What the exercise asks -> From the records, pick out and copy each line containing "chart".

[Data items]

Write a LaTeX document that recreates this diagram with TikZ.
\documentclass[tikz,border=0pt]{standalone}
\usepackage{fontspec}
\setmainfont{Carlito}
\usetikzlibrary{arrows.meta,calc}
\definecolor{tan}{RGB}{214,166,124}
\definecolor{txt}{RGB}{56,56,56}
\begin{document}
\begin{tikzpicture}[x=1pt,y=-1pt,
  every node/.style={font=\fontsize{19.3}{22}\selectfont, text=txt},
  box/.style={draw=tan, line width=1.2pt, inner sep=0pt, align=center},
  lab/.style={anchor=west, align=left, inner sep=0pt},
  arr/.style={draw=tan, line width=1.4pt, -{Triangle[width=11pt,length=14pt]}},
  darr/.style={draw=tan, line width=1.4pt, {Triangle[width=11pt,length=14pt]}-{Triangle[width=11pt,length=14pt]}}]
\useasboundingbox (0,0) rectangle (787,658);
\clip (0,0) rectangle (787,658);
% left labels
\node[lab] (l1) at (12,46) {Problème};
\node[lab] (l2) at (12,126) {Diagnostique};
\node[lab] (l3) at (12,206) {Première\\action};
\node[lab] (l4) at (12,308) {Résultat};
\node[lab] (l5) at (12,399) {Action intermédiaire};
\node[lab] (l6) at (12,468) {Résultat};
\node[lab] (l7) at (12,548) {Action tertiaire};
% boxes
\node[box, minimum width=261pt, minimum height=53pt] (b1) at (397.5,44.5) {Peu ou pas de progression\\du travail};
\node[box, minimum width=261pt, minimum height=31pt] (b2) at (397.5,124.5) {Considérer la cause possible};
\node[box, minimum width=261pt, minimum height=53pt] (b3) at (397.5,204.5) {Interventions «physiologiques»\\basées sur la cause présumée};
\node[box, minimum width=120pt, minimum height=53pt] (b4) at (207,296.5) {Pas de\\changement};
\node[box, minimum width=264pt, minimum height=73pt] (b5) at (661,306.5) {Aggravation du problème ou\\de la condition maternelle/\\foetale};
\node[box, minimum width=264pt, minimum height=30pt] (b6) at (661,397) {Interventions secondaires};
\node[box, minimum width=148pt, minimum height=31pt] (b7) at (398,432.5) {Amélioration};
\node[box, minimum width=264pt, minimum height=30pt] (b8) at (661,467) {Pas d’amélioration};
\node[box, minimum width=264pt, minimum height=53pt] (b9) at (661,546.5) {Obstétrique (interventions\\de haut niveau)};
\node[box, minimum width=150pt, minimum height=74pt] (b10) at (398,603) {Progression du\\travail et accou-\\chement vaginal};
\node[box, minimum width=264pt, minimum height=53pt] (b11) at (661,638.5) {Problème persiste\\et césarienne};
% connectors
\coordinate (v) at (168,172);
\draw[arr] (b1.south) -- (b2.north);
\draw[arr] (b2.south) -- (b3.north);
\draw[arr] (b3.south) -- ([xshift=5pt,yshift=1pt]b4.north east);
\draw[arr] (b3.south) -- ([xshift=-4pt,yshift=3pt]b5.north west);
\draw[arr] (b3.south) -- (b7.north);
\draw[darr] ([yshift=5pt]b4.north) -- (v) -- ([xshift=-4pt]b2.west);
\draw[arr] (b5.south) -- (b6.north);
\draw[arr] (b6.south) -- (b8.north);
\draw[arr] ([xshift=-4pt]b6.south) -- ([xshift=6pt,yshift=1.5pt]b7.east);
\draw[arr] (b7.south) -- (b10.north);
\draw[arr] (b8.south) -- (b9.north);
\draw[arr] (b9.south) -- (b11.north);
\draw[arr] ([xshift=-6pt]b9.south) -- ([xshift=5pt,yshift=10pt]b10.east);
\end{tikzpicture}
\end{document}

==

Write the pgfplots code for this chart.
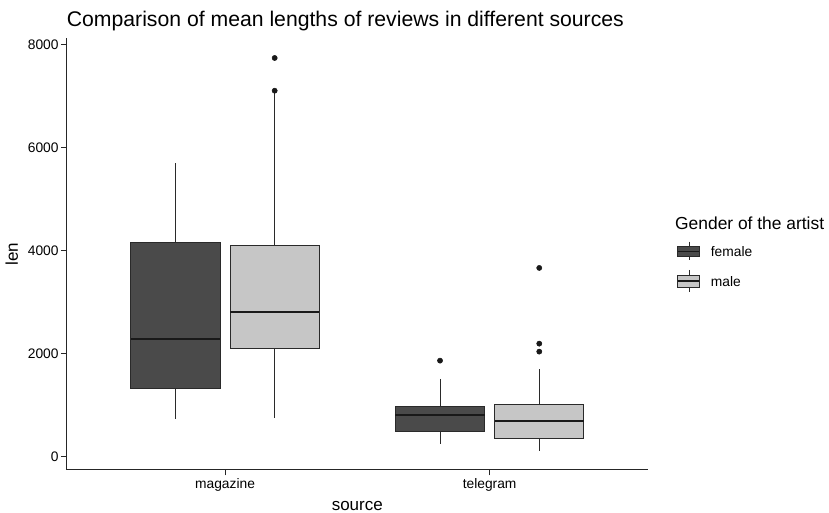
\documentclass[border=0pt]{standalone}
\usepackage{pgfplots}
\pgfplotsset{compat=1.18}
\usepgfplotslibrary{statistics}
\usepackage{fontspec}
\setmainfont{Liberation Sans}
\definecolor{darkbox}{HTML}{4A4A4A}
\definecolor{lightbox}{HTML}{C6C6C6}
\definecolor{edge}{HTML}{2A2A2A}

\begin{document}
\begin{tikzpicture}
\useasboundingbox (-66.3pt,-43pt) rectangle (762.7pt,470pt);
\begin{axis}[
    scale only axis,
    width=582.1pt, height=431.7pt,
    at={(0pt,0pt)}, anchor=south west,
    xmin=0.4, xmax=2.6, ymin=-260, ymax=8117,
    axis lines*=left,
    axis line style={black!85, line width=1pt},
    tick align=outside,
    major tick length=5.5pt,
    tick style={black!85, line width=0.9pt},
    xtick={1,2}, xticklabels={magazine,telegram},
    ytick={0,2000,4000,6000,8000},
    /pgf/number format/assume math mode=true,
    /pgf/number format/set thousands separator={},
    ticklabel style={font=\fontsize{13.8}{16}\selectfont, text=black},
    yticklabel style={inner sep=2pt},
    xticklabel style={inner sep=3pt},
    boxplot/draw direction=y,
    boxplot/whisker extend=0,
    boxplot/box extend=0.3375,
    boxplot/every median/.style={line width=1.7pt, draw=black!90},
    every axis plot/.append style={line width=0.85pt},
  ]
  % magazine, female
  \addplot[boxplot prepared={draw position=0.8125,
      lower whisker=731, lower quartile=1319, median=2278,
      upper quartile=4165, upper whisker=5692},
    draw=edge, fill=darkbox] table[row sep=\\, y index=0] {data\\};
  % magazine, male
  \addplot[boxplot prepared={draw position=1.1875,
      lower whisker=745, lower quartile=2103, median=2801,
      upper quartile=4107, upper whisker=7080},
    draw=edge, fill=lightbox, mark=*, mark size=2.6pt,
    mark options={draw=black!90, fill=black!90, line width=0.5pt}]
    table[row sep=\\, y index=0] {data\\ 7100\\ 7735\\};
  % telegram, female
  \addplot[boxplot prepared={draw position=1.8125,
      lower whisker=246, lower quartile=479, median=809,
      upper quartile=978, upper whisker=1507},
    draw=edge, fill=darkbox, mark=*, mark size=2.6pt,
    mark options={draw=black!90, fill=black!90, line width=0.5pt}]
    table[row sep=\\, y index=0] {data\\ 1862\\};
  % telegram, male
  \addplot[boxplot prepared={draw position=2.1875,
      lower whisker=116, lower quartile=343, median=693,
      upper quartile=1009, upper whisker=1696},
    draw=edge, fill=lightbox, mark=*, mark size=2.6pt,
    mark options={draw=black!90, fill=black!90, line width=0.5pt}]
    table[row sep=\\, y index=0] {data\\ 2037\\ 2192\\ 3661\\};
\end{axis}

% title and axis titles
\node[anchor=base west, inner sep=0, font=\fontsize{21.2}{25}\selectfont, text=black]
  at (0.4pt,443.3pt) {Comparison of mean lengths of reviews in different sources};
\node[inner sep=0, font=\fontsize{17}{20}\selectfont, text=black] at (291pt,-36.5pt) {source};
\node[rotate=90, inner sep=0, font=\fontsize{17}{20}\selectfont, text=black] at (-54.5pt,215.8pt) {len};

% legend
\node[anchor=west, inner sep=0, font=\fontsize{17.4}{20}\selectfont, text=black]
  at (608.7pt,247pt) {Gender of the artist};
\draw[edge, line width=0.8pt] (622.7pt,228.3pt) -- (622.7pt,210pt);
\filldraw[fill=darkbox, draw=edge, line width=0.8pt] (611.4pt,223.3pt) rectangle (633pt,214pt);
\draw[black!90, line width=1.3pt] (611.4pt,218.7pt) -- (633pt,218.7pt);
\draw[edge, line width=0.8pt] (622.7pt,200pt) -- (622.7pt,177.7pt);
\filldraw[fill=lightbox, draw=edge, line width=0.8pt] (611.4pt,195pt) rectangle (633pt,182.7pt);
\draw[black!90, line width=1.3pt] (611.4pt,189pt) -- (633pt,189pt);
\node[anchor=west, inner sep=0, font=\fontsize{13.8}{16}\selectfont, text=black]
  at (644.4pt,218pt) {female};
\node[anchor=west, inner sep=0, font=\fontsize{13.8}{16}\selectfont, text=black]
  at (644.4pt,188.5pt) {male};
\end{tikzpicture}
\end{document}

---

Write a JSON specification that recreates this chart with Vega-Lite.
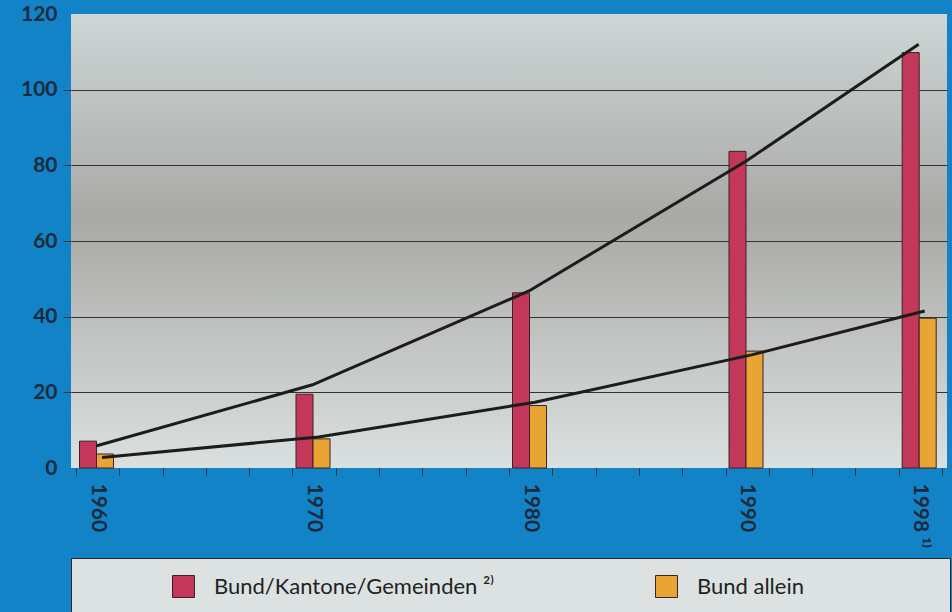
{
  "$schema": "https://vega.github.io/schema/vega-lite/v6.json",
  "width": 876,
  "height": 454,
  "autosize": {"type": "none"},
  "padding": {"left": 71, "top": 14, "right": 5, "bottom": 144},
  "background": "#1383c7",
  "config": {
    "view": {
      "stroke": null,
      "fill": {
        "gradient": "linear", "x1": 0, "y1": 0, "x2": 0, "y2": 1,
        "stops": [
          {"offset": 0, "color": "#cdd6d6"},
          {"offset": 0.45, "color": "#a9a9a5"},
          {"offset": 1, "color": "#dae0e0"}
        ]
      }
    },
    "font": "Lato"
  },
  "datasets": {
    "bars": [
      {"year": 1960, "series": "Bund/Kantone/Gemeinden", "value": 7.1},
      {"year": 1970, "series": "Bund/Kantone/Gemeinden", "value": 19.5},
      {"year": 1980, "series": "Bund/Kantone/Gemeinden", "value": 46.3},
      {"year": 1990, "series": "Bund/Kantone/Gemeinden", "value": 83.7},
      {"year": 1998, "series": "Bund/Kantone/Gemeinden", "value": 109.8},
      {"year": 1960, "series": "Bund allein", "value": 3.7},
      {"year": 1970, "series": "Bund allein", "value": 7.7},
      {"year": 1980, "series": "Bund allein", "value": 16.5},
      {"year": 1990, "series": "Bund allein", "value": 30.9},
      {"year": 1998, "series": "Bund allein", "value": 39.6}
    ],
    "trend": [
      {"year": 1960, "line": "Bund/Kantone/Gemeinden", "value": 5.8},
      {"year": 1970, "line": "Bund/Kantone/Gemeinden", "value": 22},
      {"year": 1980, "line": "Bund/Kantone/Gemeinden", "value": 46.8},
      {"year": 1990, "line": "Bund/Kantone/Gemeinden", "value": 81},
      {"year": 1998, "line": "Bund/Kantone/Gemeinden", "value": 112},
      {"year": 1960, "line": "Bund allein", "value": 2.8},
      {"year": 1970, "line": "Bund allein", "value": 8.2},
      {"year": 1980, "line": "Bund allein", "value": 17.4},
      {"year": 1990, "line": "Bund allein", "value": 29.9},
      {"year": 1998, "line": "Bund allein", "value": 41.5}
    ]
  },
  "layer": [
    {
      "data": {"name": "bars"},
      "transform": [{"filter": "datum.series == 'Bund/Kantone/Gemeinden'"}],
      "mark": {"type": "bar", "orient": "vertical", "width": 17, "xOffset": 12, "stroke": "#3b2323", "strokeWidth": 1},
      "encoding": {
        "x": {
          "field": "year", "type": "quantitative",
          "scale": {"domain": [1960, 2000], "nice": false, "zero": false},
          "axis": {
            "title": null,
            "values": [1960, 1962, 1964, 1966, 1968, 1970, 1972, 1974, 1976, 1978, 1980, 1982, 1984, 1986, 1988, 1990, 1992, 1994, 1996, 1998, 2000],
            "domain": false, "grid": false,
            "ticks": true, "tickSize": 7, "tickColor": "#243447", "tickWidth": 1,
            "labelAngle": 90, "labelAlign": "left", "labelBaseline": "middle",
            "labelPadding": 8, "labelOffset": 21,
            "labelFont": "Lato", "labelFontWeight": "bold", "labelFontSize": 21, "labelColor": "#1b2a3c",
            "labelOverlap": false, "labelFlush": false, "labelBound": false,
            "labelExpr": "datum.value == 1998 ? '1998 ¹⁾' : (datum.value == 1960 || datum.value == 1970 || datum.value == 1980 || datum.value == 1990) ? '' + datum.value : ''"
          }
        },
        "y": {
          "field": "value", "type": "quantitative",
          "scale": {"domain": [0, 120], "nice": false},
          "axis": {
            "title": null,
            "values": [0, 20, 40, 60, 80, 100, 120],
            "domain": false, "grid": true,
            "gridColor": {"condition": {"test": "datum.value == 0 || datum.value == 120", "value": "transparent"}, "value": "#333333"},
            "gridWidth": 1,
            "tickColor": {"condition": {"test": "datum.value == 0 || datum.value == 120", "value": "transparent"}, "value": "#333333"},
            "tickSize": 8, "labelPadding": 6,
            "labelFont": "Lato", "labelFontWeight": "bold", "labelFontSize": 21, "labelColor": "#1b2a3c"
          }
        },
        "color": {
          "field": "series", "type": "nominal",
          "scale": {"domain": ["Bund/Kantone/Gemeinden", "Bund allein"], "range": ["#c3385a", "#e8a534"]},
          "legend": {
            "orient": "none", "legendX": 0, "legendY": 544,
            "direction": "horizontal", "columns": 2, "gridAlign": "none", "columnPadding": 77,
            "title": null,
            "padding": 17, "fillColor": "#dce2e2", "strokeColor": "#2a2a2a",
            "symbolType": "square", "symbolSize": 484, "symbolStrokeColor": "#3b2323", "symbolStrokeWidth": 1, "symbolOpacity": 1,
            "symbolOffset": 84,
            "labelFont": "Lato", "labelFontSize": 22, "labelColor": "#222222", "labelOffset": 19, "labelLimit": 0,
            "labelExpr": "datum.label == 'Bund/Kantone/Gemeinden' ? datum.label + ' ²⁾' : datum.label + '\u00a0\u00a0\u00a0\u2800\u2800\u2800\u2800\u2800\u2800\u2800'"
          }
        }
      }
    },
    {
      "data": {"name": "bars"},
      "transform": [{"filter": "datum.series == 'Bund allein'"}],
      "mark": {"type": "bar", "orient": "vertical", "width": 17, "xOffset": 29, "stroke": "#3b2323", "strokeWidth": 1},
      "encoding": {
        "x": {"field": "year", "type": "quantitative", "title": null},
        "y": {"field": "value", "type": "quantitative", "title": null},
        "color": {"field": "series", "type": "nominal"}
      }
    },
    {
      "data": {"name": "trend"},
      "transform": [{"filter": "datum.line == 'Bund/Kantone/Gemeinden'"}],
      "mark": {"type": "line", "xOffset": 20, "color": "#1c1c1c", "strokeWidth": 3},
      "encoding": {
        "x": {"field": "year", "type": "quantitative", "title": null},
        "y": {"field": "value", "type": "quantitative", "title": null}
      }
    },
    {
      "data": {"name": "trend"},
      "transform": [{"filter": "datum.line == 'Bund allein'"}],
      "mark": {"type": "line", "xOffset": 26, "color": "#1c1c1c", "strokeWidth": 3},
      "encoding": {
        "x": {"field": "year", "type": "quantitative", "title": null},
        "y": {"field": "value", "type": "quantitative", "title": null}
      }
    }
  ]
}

Task output ->
Write the pgfplots code for this chart.
Write a JSON specification that recreates this chart with Vega-Lite.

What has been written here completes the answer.